(TASK OBJECTIVE)
Leave out the pictures, then reproduce the rest of the material exactly.

(DATA PROVIDED)
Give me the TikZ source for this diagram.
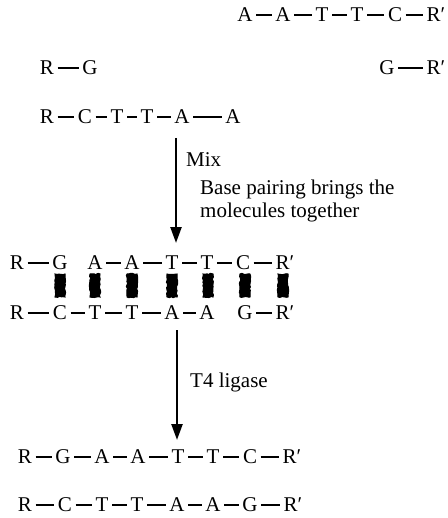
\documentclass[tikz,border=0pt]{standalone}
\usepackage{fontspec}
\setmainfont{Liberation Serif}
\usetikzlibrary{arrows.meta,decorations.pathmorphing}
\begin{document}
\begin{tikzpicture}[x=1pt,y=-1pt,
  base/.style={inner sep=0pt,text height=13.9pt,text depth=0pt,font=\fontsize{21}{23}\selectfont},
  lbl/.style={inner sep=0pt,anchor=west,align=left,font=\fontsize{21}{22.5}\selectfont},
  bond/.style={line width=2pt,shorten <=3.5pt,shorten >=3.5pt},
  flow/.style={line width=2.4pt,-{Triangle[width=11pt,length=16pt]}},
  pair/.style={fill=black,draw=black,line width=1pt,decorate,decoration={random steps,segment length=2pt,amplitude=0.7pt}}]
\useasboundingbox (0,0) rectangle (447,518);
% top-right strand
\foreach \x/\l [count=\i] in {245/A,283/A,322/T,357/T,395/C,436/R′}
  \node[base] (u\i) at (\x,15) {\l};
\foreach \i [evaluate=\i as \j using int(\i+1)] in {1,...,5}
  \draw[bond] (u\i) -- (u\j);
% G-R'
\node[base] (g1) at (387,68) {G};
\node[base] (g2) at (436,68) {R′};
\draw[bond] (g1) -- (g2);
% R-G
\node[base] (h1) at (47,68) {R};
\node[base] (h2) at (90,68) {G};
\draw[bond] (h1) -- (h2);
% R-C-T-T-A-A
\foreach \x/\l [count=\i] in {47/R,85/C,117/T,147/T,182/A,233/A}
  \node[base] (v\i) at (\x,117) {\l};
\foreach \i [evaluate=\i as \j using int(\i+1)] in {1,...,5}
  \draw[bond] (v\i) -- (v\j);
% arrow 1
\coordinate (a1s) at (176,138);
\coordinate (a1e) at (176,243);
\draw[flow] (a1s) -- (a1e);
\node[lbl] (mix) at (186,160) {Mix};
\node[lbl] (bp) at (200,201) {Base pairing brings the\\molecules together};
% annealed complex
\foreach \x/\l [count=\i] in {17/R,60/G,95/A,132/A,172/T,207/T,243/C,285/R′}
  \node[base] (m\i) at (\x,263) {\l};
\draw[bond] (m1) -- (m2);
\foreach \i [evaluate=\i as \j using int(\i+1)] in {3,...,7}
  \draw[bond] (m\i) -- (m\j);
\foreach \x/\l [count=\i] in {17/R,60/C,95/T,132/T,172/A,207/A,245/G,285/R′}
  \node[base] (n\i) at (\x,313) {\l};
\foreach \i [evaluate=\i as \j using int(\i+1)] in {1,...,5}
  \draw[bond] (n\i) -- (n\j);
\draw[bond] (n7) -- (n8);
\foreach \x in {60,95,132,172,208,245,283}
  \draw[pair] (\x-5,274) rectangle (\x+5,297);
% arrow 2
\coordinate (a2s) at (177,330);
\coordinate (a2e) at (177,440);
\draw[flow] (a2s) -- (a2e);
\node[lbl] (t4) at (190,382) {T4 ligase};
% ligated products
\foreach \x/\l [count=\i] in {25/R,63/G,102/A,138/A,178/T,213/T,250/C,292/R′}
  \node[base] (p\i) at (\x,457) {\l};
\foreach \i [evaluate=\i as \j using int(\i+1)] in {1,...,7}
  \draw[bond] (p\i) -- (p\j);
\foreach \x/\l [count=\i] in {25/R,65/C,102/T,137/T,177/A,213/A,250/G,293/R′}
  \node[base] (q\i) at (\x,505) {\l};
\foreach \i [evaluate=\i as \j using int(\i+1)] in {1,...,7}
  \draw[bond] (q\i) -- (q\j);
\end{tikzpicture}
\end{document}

(TASK SOLUTION)
Give me the TikZ source for this diagram.
\documentclass[tikz,border=0pt]{standalone}
\usepackage{fontspec}
\setmainfont{Liberation Serif}
\usetikzlibrary{arrows.meta,decorations.pathmorphing}
\begin{document}
\begin{tikzpicture}[x=1pt,y=-1pt,
  base/.style={inner sep=0pt,text height=13.9pt,text depth=0pt,font=\fontsize{21}{23}\selectfont},
  lbl/.style={inner sep=0pt,anchor=west,align=left,font=\fontsize{21}{22.5}\selectfont},
  bond/.style={line width=2pt,shorten <=3.5pt,shorten >=3.5pt},
  flow/.style={line width=2.4pt,-{Triangle[width=11pt,length=16pt]}},
  pair/.style={fill=black,draw=black,line width=1pt,decorate,decoration={random steps,segment length=2pt,amplitude=0.7pt}}]
\useasboundingbox (0,0) rectangle (447,518);
% top-right strand
\foreach \x/\l [count=\i] in {245/A,283/A,322/T,357/T,395/C,436/R′}
  \node[base] (u\i) at (\x,15) {\l};
\foreach \i [evaluate=\i as \j using int(\i+1)] in {1,...,5}
  \draw[bond] (u\i) -- (u\j);
% G-R'
\node[base] (g1) at (387,68) {G};
\node[base] (g2) at (436,68) {R′};
\draw[bond] (g1) -- (g2);
% R-G
\node[base] (h1) at (47,68) {R};
\node[base] (h2) at (90,68) {G};
\draw[bond] (h1) -- (h2);
% R-C-T-T-A-A
\foreach \x/\l [count=\i] in {47/R,85/C,117/T,147/T,182/A,233/A}
  \node[base] (v\i) at (\x,117) {\l};
\foreach \i [evaluate=\i as \j using int(\i+1)] in {1,...,5}
  \draw[bond] (v\i) -- (v\j);
% arrow 1
\coordinate (a1s) at (176,138);
\coordinate (a1e) at (176,243);
\draw[flow] (a1s) -- (a1e);
\node[lbl] (mix) at (186,160) {Mix};
\node[lbl] (bp) at (200,201) {Base pairing brings the\\molecules together};
% annealed complex
\foreach \x/\l [count=\i] in {17/R,60/G,95/A,132/A,172/T,207/T,243/C,285/R′}
  \node[base] (m\i) at (\x,263) {\l};
\draw[bond] (m1) -- (m2);
\foreach \i [evaluate=\i as \j using int(\i+1)] in {3,...,7}
  \draw[bond] (m\i) -- (m\j);
\foreach \x/\l [count=\i] in {17/R,60/C,95/T,132/T,172/A,207/A,245/G,285/R′}
  \node[base] (n\i) at (\x,313) {\l};
\foreach \i [evaluate=\i as \j using int(\i+1)] in {1,...,5}
  \draw[bond] (n\i) -- (n\j);
\draw[bond] (n7) -- (n8);
\foreach \x in {60,95,132,172,208,245,283}
  \draw[pair] (\x-5,274) rectangle (\x+5,297);
% arrow 2
\coordinate (a2s) at (177,330);
\coordinate (a2e) at (177,440);
\draw[flow] (a2s) -- (a2e);
\node[lbl] (t4) at (190,382) {T4 ligase};
% ligated products
\foreach \x/\l [count=\i] in {25/R,63/G,102/A,138/A,178/T,213/T,250/C,292/R′}
  \node[base] (p\i) at (\x,457) {\l};
\foreach \i [evaluate=\i as \j using int(\i+1)] in {1,...,7}
  \draw[bond] (p\i) -- (p\j);
\foreach \x/\l [count=\i] in {25/R,65/C,102/T,137/T,177/A,213/A,250/G,293/R′}
  \node[base] (q\i) at (\x,505) {\l};
\foreach \i [evaluate=\i as \j using int(\i+1)] in {1,...,7}
  \draw[bond] (q\i) -- (q\j);
\end{tikzpicture}
\end{document}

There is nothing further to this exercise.